> _Information supplied_
=====
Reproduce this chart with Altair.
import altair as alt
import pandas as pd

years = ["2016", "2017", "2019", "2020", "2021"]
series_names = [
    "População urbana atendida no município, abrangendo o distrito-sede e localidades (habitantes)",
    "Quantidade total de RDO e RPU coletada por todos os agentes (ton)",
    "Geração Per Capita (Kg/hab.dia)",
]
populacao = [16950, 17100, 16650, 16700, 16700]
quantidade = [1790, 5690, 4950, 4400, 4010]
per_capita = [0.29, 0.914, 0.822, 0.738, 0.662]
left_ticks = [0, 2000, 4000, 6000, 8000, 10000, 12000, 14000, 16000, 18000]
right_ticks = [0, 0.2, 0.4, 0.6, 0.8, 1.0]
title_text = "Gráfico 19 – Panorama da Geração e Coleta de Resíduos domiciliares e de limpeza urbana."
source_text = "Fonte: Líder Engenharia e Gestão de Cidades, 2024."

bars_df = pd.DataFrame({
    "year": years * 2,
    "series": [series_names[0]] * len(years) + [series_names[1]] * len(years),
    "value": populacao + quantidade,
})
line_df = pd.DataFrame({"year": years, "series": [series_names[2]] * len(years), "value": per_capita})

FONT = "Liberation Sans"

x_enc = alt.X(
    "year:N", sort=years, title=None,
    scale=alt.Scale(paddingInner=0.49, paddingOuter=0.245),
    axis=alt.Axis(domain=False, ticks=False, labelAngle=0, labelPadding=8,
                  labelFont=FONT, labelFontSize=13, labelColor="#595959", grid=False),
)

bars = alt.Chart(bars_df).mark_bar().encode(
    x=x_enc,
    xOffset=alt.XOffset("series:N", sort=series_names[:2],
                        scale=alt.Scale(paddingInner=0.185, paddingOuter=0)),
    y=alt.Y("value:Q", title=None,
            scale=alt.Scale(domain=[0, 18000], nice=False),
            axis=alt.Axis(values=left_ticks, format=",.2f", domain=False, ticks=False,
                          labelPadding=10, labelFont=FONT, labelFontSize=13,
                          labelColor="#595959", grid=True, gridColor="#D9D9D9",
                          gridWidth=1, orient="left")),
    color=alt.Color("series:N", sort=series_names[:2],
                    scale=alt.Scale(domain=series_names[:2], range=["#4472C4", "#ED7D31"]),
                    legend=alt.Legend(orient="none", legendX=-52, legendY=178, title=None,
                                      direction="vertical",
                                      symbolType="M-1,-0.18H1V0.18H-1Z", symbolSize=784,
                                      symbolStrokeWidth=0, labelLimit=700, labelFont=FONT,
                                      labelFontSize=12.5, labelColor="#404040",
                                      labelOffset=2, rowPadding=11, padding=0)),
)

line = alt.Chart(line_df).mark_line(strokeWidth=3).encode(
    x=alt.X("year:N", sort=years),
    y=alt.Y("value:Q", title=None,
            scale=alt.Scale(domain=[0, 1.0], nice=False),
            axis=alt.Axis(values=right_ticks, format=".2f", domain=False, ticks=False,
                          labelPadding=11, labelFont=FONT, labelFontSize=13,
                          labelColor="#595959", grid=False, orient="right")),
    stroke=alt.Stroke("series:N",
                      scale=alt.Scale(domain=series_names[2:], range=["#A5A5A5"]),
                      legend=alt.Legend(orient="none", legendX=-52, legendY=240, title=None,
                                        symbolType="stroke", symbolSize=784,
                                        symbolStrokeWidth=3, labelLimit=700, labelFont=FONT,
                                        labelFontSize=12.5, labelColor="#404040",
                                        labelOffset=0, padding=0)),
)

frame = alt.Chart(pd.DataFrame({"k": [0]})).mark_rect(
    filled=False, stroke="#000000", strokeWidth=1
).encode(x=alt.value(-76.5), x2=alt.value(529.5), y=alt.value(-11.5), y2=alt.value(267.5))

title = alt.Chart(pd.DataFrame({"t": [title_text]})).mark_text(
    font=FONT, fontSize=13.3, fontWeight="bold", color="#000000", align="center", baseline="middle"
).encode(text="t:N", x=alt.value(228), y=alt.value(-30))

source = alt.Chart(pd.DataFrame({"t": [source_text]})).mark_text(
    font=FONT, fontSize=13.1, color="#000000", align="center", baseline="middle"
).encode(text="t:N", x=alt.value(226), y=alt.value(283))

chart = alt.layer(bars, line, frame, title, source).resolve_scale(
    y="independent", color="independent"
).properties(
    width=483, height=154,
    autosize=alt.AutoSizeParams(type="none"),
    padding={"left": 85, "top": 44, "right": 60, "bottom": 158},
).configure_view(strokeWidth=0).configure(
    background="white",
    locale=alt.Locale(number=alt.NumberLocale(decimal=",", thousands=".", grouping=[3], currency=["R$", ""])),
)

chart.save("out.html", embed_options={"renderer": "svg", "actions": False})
=====
> _Written task_
Please transcribe, exactly and with nothing added, the lines from the first line of the material above through the line that contains "import pandas as pd".

> _Correct output_
Reproduce this chart with Altair.
import altair as alt
import pandas as pd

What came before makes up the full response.